Beyonce Knowles - Ne-Yo and Pepsi: Beyonce's Incredible Collaborations for 2013
In one week it's reported that Beyonce has teamed up with Pepsi for a $50m investment and advertising deal, as well as Ne-Yo confirming their collaboration on her next album.
Speaking to MTV news on Friday Ne-Yo spoke about their future participation, "I actually just spoke to her tonight about that before we got here... So definitely going to get in some stuff with her." Ne-Yo is the man behind Beyonce's hit record 'Irreplacable' and knowing fans are looking for something of that tone and calibre, he added: "Who knows? Maybe we'll get another 'Irreplaceable' out of the batch. You never know." He also teased fans by implying that her new material might be reaching our ears sooner than we had dared to hope. "She's already gearing up to get ready to put stuff out," he said. "I'm sure there will probably be a couple records you hear before the Super Bowl gets here.
As well as her new album (with Ne-Yo onboard), her scheduled performance at the Superbowl halftime show and her self produced documentary about herself, Beyonce has also signed a deal with Pepsi worth $50m. In a revolutionary new way of corporations teaming up with artists, Pepsi's $50m will be partly an investment to her music, and partly payment for her being used in their advertisements, reports The New York Times.
"Pepsi embraces creativity and understands that artists evolve," Beyoncé said in a statement. "As a businesswoman, this allows me to work with a lifestyle brand with no compromise and without sacrificing my creativity." The singer's face is going to be appearing on their Pepsi cans, as well as appearing in more TV adverts.

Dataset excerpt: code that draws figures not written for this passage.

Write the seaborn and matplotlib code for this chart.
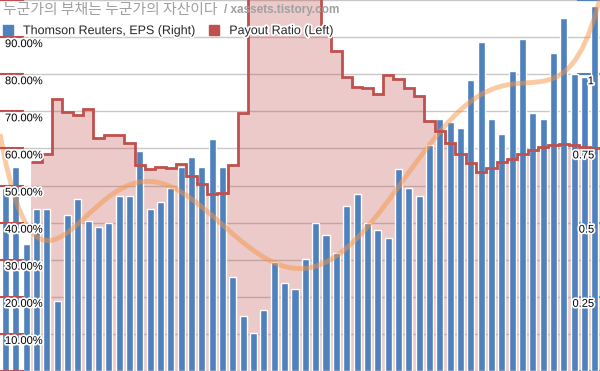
import matplotlib
matplotlib.use('Agg')
import matplotlib.pyplot as plt
import matplotlib.patheffects as pe
import matplotlib.transforms as mtransforms
from matplotlib.patches import Patch
import numpy as np
import seaborn as sns

sns.set_theme(style="white")
plt.rcParams['font.family'] = ['Liberation Sans', 'Noto Sans CJK KR', 'DejaVu Sans']

COR_EPS = "#4f81bd"
COR_PAYOUT = "#c0504d"
COR_TREND = "#f79646"

# EPS (right axis), one bar per period
eps = [0.618, 0.689, 0.429, 0.547, 0.547, 0.236, 0.527, 0.578, 0.507, 0.486,
       0.497, 0.588, 0.588, 0.740, 0.547, 0.568, 0.618, 0.689, 0.720, 0.689,
       0.780, 0.689, 0.318, 0.186, 0.128, 0.206, 0.368, 0.297, 0.277, 0.378,
       0.497, 0.459, 0.399, 0.557, 0.598, 0.497, 0.476, 0.449, 0.679, 0.618,
       0.588, 0.760, 0.848, 0.838, 0.818, 0.980, 1.108, 0.848, 0.797, 1.010,
       1.118, 0.868, 0.848, 1.071, 1.189, 1.000, 0.990, 1.230]

# payout ratio in % (left axis); first three periods have no value
payout = [np.nan, np.nan, np.nan,
          56.2, 58.4, 73.3, 69.9, 68.9, 70.6, 62.7, 63.7, 63.7, 61.4, 55.4,
          54.5, 55.1, 54.6, 55.9, 52.5, 50.5, 47.8, 48.0, 55.6, 69.6,
          108, 115, 112, 118, 120, 110, 104,
          91.4, 86.2, 79.2, 76.5, 76.2, 74.6, 79.7, 78.6, 76.2, 74.1, 67.3,
          64.6, 61.4, 58.6, 56.0, 53.6, 54.8, 56.2, 57.2, 58.6, 59.7, 60.3,
          61.0, 61.3, 60.8, 60.3, 60.0]

left_ticks = [10, 20, 30, 40, 50, 60, 70, 80, 90]
right_ticks = [0.25, 0.5, 0.75, 1]
right_labels = ["0.25", "0.5", "0.75", "1"]

titulo = "누군가의 부채는 누군가의 자산이다"
fonte = "/ xassets.tistory.com"
legenda = ["Thomson Reuters, EPS (Right)", "Payout Ratio (Left)"]

periodo = np.arange(len(eps))
xlim = (-0.53, len(eps) - 0.5)

fig = plt.figure(figsize=(6, 3.71), dpi=100)
ax = fig.add_axes([0, 0, 1, 1])
ax2 = ax.twinx()
ax3 = ax.twinx()

# camada de baixo: grade + area do payout
ax.set_axisbelow(True)
ax.set_yticks(range(0, 101, 10))
ax.set_yticklabels([])
ax.yaxis.grid(True, color="#c8c8c8", linewidth=1)
pay = np.array(payout)
ini = int(np.argmax(~np.isnan(pay)))
bordas = np.arange(ini, len(pay) + 1) - 0.5
ax.stairs(pay[ini:], bordas, baseline=0, fill=True, color=COR_PAYOUT, alpha=0.3, linewidth=0)
ax.set_ylim(0, 100)
ax.set_xlim(*xlim)
ax.tick_params(axis='y', length=0, labelleft=False, labelright=False)

# camada do meio: barras de EPS + tendencia polinomial (ordem 6)
sns.barplot(x=periodo, y=eps, ax=ax2, color=COR_EPS, saturation=1, width=0.68)
ax2.set_xlim(*xlim)
sns.regplot(x=periodo, y=eps, ax=ax2, order=6, scatter=False, ci=None, truncate=False,
            line_kws=dict(color=COR_TREND, alpha=0.5, linewidth=3.5, solid_capstyle='butt'))
ax2.set_xlim(*xlim)
ax2.set_ylim(0, 1.25)
ax2.set_yticks([0, 0.25, 0.5, 0.75, 1, 1.25])
ax2.set_yticklabels([])
ax2.tick_params(axis='y', direction='in', length=16.5, width=1.5, color=COR_EPS,
                right=True, left=False, labelright=False, labelleft=False)

# camada de cima: linha em degraus do payout
ax3.stairs(pay[ini:], bordas, baseline=None, color=COR_PAYOUT, linewidth=2)
ax3.set_ylim(0, 100)
ax3.set_xlim(*xlim)
ax3.set_yticks(range(0, 101, 10))
ax3.set_yticklabels([])
ax3.tick_params(axis='y', direction='in', length=17.3, width=1.5, color=COR_PAYOUT,
                left=True, right=False, labelleft=False, labelright=False)
ax3.yaxis.set_ticks_position('left')

for a in (ax, ax2, ax3):
    a.set_xticks([])
    a.set_xlabel("")
    a.set_ylabel("")
    for s in a.spines.values():
        s.set_visible(False)

halo = [pe.withStroke(linewidth=2.5, foreground="white")]

t_esq = mtransforms.offset_copy(ax.get_yaxis_transform(), fig=fig, x=5, y=-2, units='dots')
for v in left_ticks:
    ax3.text(0, v, f"{v:.2f}%", transform=t_esq, ha='left', va='top', fontsize=8,
             color="black", path_effects=halo, clip_on=False)

t_dir = mtransforms.offset_copy(ax2.get_yaxis_transform(), fig=fig, x=-6, y=-2, units='dots')
for v, lab in zip(right_ticks, right_labels):
    ax3.text(1, v, lab, transform=t_dir, ha='right', va='top', fontsize=8,
             color="black", path_effects=halo, clip_on=False)

fig.text(3 / 600, 1 - 10 / 371, titulo, fontsize=10.7, color="#a0a0a0", va='center', ha='left',
         family=['Noto Sans CJK KR', 'DejaVu Sans'])
fig.text(224 / 600, 1 - 10 / 371, fonte, fontsize=8.5, color="#a0a0a0", va='center', ha='left',
         fontweight='bold')

handles = [Patch(color=COR_EPS), Patch(color=COR_PAYOUT)]
leg = ax3.legend(handles, legenda, loc='upper left', bbox_to_anchor=(3 / 600, 1 - 25 / 371),
                 bbox_transform=fig.transFigure, ncol=2, frameon=False, fontsize=9,
                 handlelength=0.8, handleheight=0.8, handletextpad=0.8, columnspacing=1.1,
                 borderpad=0, borderaxespad=0)
for t in leg.get_texts():
    t.set_path_effects(halo)

fig.savefig("out.png", dpi=100)
plt.close()
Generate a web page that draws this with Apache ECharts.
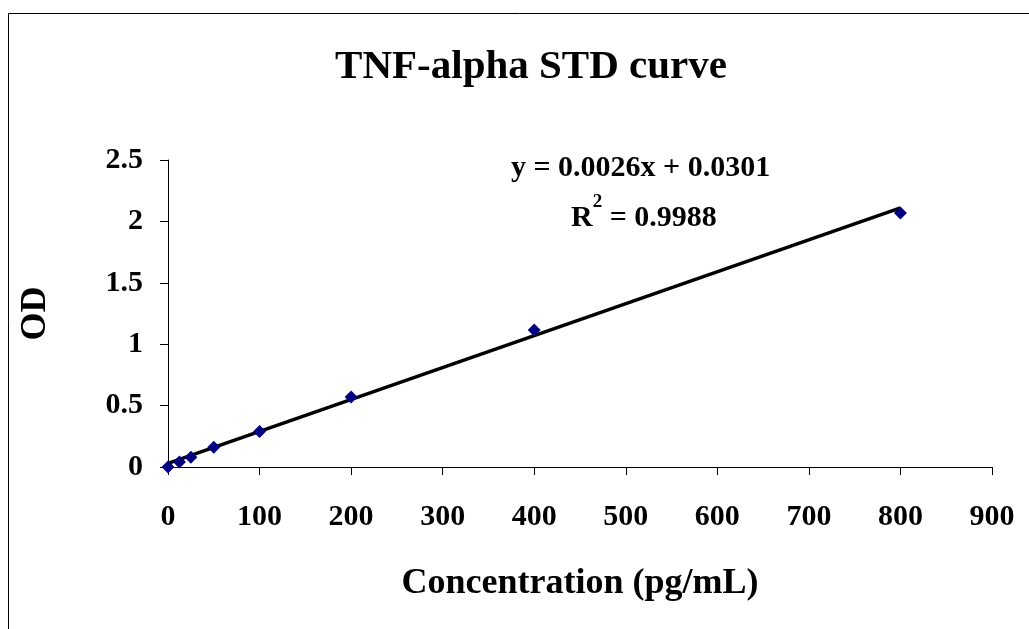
<!DOCTYPE html>
<html><head><meta charset="utf-8">
<script src="https://cdn.jsdelivr.net/npm/echarts@6/dist/echarts.min.js"></script>
<style>html,body{margin:0;padding:0;background:#fff}#c{width:1029px;height:629px}</style>
</head><body><div id="c"></div>
<script>
const concentrations = [0, 12.5, 25, 50, 100, 200, 400, 800];
const odValues = [0, 0.04, 0.08, 0.16, 0.29, 0.57, 1.115, 2.068];
const slope = 0.0026, intercept = 0.0301;
const trendX = [0, 800];
const xTicks = {min: 0, max: 900, interval: 100};
const yTicks = {min: 0, max: 2.5, interval: 0.5};
const titleText = 'TNF-alpha STD curve';
const xName = 'Concentration (pg/mL)';
const yName = 'OD';
const eqText = 'y = 0.0026x + 0.0301';
const r2Value = '0.9988';

const font = 'Liberation Serif, Times New Roman, serif';
const chart = echarts.init(document.getElementById('c'));
chart.setOption({
  animation: false,
  backgroundColor: '#fff',
  title: {text: titleText, left: 526, top: 42, textAlign: 'center',
    textStyle: {fontFamily: font, fontSize: 41, fontWeight: 'bold', color: '#000'}},
  grid: {left: 168, top: 160, right: 37, bottom: 162},
  xAxis: {type: 'value', min: xTicks.min, max: xTicks.max, interval: xTicks.interval,
    name: xName, nameLocation: 'middle', nameGap: 99,
    nameTextStyle: {fontFamily: font, fontSize: 36, fontWeight: 'bold', color: '#000'},
    axisLine: {lineStyle: {color: '#000', width: 1}},
    axisTick: {show: true, length: 8, lineStyle: {color: '#000'}},
    axisLabel: {fontFamily: font, fontSize: 30, fontWeight: 'bold', color: '#000', margin: 35},
    splitLine: {show: false}},
  yAxis: {type: 'value', min: yTicks.min, max: yTicks.max, interval: yTicks.interval,
    name: yName, nameLocation: 'middle', nameGap: 114, nameRotate: 90,
    nameTextStyle: {fontFamily: font, fontSize: 36, fontWeight: 'bold', color: '#000'},
    axisLine: {show: true, lineStyle: {color: '#000', width: 1}},
    axisTick: {show: true, length: 8, lineStyle: {color: '#000'}},
    axisLabel: {fontFamily: font, fontSize: 30, fontWeight: 'bold', color: '#000', margin: 25},
    splitLine: {show: false}},
  series: [
    {type: 'line', data: trendX.map(x => [x, slope * x + intercept]), showSymbol: false,
      lineStyle: {color: '#000', width: 3.5}, z: 2},
    {type: 'scatter', data: concentrations.map((c, i) => [c, odValues[i]]),
      symbol: 'diamond', symbolSize: 13, itemStyle: {color: '#000080', opacity: 1}, z: 3}
  ],
  graphic: [
    {type: 'rect', shape: {x: 8.5, y: 13.5, width: 1100, height: 700},
      style: {fill: 'none', stroke: '#000', lineWidth: 1}, z: -1},
    {type: 'text', left: 511, top: 153,
      style: {text: eqText, fontFamily: font, fontSize: 30, fontWeight: 'bold', fill: '#000'}},
    {type: 'text', left: 571, top: 193,
      style: {text: '{a|R}{s|2}{a| = ' + r2Value + '}', fill: '#000',
        rich: {a: {fontFamily: font, fontSize: 30, fontWeight: 'bold', verticalAlign: 'bottom', height: 40},
               s: {fontFamily: font, fontSize: 19, fontWeight: 'bold', verticalAlign: 'top', height: 40, padding: [0,0,16,0]}}}}
  ]
});
</script></body></html>
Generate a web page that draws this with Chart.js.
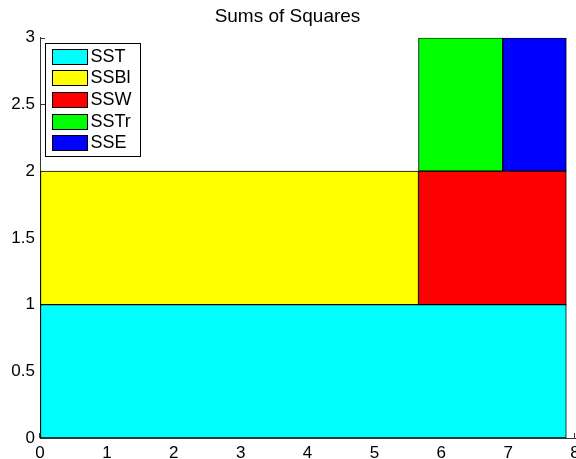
<!DOCTYPE html>
<html>
<head>
<meta charset="utf-8">
<script src="https://cdn.jsdelivr.net/npm/chart.js@4/dist/chart.umd.min.js"></script>
<style>
  html, body { margin: 0; padding: 0; background: #fff; }
  #wrap { width: 576px; height: 459px; position: relative; }
</style>
</head>
<body>
<div id="wrap"><canvas id="sumsCanvas"></canvas></div>
<script>
// rows of the partition diagram, bottom to top
var bandLabels = ['0-1', '1-2', '2-3'];

// one rectangle per sum of squares: which row, where it starts and ends
var seriesLabels = ['SST', 'SSBl', 'SSW', 'SSTr', 'SSE'];
var seriesBand = [0, 1, 1, 2, 2];
var seriesFrom = [0, 0, 5.66, 5.66, 6.92];
var seriesTo = [7.87, 5.66, 7.87, 6.92, 7.87];
var seriesColors = ['#00ffff', '#ffff00', '#ff0000', '#00ff00', '#0000ff'];

var xMin = 0, xMax = 8, xStep = 1;
var yMin = 0, yMax = 3, yStep = 0.5;

var FONT = '"Liberation Sans", Arial, Helvetica, sans-serif';

function buildDatasets() {
  return seriesLabels.map(function (name, i) {
    var data = bandLabels.map(function () { return null; });
    data[seriesBand[i]] = [seriesFrom[i], seriesTo[i]];
    return {
      label: name,
      data: data,
      backgroundColor: seriesColors[i],
      borderColor: '#000',
      borderWidth: 1,
      borderSkipped: false,
      grouped: false,
      barPercentage: 1,
      categoryPercentage: 1,
      yAxisID: 'band',
      xAxisID: 'x'
    };
  });
}

// short tick marks pointing into the plot, under the bars
var innerTicks = {
  id: 'innerTicks',
  beforeDatasetsDraw: function (chart) {
    var ctx = chart.ctx;
    var area = chart.chartArea;
    var ys = chart.scales.y;
    var xs = chart.scales.x;
    var len = 5;
    ctx.save();
    ctx.strokeStyle = '#333';
    ctx.lineWidth = 1;
    ctx.beginPath();
    ys.ticks.forEach(function (t) {
      var py = Math.round(ys.getPixelForValue(t.value)) + 0.5;
      ctx.moveTo(area.left, py);
      ctx.lineTo(area.left + len, py);
    });
    xs.ticks.forEach(function (t) {
      var px = Math.round(xs.getPixelForValue(t.value)) - 0.5;
      ctx.moveTo(px, area.bottom);
      ctx.lineTo(px, area.bottom - len);
    });
    ctx.stroke();
    ctx.restore();
  }
};

// legend box drawn inside the plot, top-left corner
var boxLegend = {
  id: 'boxLegend',
  afterDatasetsDraw: function (chart) {
    var ctx = chart.ctx;
    var area = chart.chartArea;
    var sets = chart.data.datasets;
    var bx = Math.round(area.left + 5) + 0.5;
    var by = Math.round(area.top + 5) + 0.5;
    var rowH = 21.67;
    ctx.save();
    ctx.fillStyle = '#fff';
    ctx.fillRect(bx, by, 95, 113);
    ctx.strokeStyle = '#000';
    ctx.lineWidth = 1;
    ctx.strokeRect(bx, by, 95, 113);
    ctx.font = '18px ' + FONT;
    ctx.textBaseline = 'middle';
    ctx.textAlign = 'left';
    for (var i = 0; i < sets.length; i += 1) {
      var sy = Math.round(by + 5 + i * rowH) + 0.5;
      ctx.fillStyle = sets[i].backgroundColor;
      ctx.fillRect(bx + 7, sy, 35, 15);
      ctx.strokeStyle = '#000';
      ctx.strokeRect(bx + 7, sy, 35, 15);
      ctx.fillStyle = '#000';
      ctx.fillText(sets[i].label, bx + 45, sy + 8);
    }
    ctx.restore();
  }
};

new Chart(document.getElementById('sumsCanvas').getContext('2d'), {
  type: 'bar',
  data: { labels: bandLabels, datasets: buildDatasets() },
  plugins: [innerTicks, boxLegend],
  options: {
    indexAxis: 'y',
    responsive: true,
    maintainAspectRatio: false,
    animation: false,
    layout: { padding: { top: 0, right: 1, bottom: 0, left: 0 } },
    plugins: {
      legend: { display: false },
      tooltip: { enabled: false },
      title: {
        display: true,
        text: 'Sums of Squares',
        color: '#000',
        font: { family: FONT, size: 19, weight: 'normal', lineHeight: 1.2 },
        padding: { top: 5, bottom: 10 }
      }
    },
    scales: {
      band: {
        type: 'category',
        axis: 'y',
        reverse: true,
        offset: true,
        display: false
      },
      y: {
        type: 'linear',
        axis: 'y',
        position: 'left',
        offset: false,
        min: yMin,
        max: yMax,
        grid: { drawOnChartArea: false, drawTicks: false, offset: false },
        border: { display: true, color: '#333', width: 1 },
        ticks: {
          stepSize: yStep,
          color: '#000',
          padding: 5,
          font: { family: FONT, size: 17 },
          callback: function (v) { return String(v); }
        },
        afterFit: function (s) { s.width = 40; }
      },
      x: {
        type: 'linear',
        position: 'bottom',
        offset: false,
        min: xMin,
        max: xMax,
        grid: { drawOnChartArea: false, drawTicks: false, offset: false },
        border: { display: true, color: '#333', width: 1 },
        ticks: {
          stepSize: xStep,
          color: '#000',
          padding: 5,
          maxRotation: 0,
          font: { family: FONT, size: 17 }
        },
        afterFit: function (s) {
          s.height = 21;
          s.paddingRight = 0;
          s.paddingLeft = 0;
        }
      }
    }
  }
});
</script>
</body>
</html>
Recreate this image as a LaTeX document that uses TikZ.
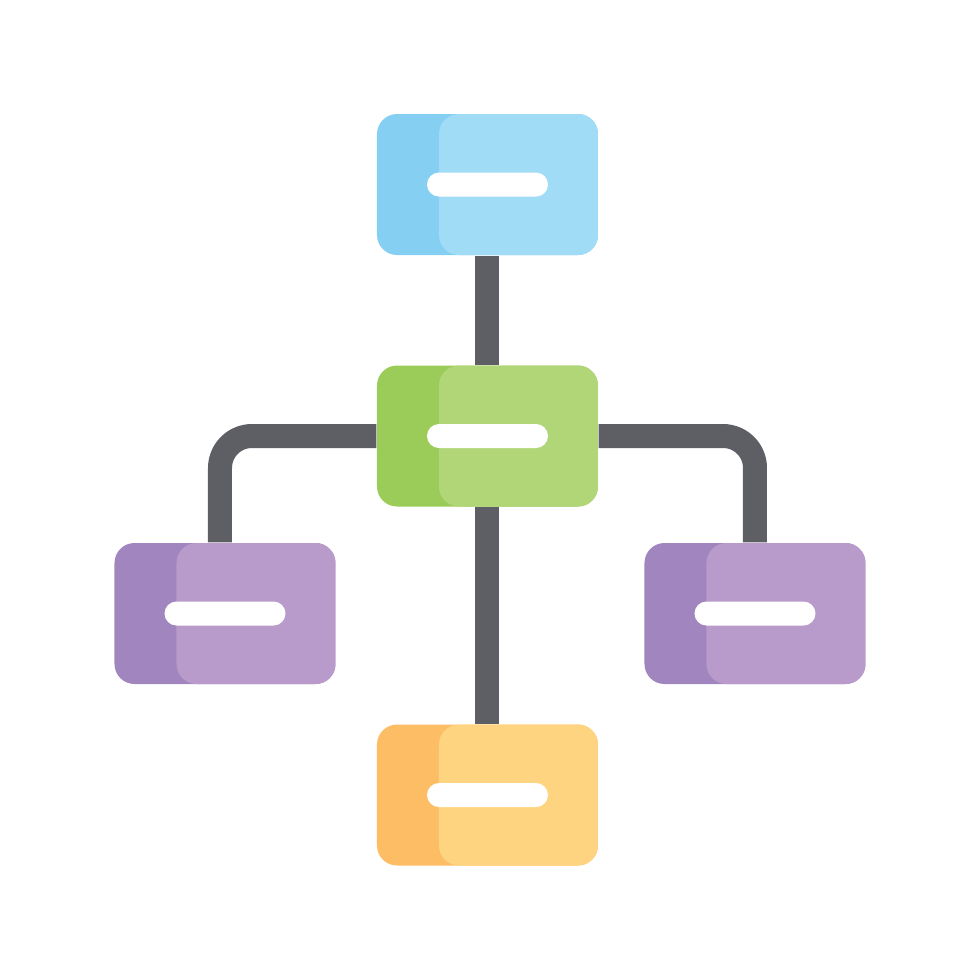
\documentclass[tikz,border=0pt]{standalone}
\usepackage{tikz}
\usepackage{color}
\definecolor{bluedark}{HTML}{85CFF3}
\definecolor{bluelight}{HTML}{A1DCF7}
\definecolor{greendark}{HTML}{9BCB58}
\definecolor{greenlight}{HTML}{B0D677}
\definecolor{purpledark}{HTML}{A185BE}
\definecolor{purplelight}{HTML}{B89BCB}
\definecolor{orangedark}{HTML}{FDBD65}
\definecolor{orangelight}{HTML}{FED480}
\definecolor{linkgray}{HTML}{5E5F65}
\tikzset{
  block/.style 2 args = {rectangle, rounded corners=0.2cm, fill=#1,
    minimum width=2.21cm, minimum height=1.41cm, inner sep=0pt,
    path picture={
      \fill[#2, rounded corners=0.2cm]
        ([xshift=0.62cm]path picture bounding box.south west) rectangle
        ([xshift=0.3cm]path picture bounding box.north east);% partie claire
      \fill[white, rounded corners=0.12cm]
        ([shift={(-0.605cm,-0.12cm)}]path picture bounding box.center) rectangle
        ([shift={(0.605cm,0.12cm)}]path picture bounding box.center);% barre
    }},
  link/.style = {draw=linkgray, line width=0.24cm, rounded corners=0.32cm},
}

\begin{document}
\begin{tikzpicture}
\useasboundingbox (0,0) rectangle (9.8,-9.8);
\node [block={bluedark}{bluelight}] (top) at (4.875,-1.845) {};
\node [block={greendark}{greenlight}] (mid) at (4.875,-4.36) {};
\node [block={purpledark}{purplelight}] (left) at (2.25,-6.135) {};
\node [block={purpledark}{purplelight}] (right) at (7.55,-6.135) {};
\node [block={orangedark}{orangelight}] (bottom) at (4.875,-7.95) {};

\draw [link] (top) -- (mid);
\draw [link] (mid) -- (bottom);
\draw [link] (mid.west) -| ([xshift=-0.05cm]left.north);
\draw [link] (mid.east) -| (right.north);
\end{tikzpicture}
\end{document}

Pepsi's collaboration with Beyonce is an attempt to improve their corporate image, by showing they aren't simply buying the time of celebrities, but also encouraging their creative output. "Consumers are seeking a much greater authenticity in marketing from the brands they love," said Brad Jakeman, president of PepsiCo's global beverage group. "It's caused a shift in the way we think about deals with artists, from a transactional deal to a mutually beneficial collaboration."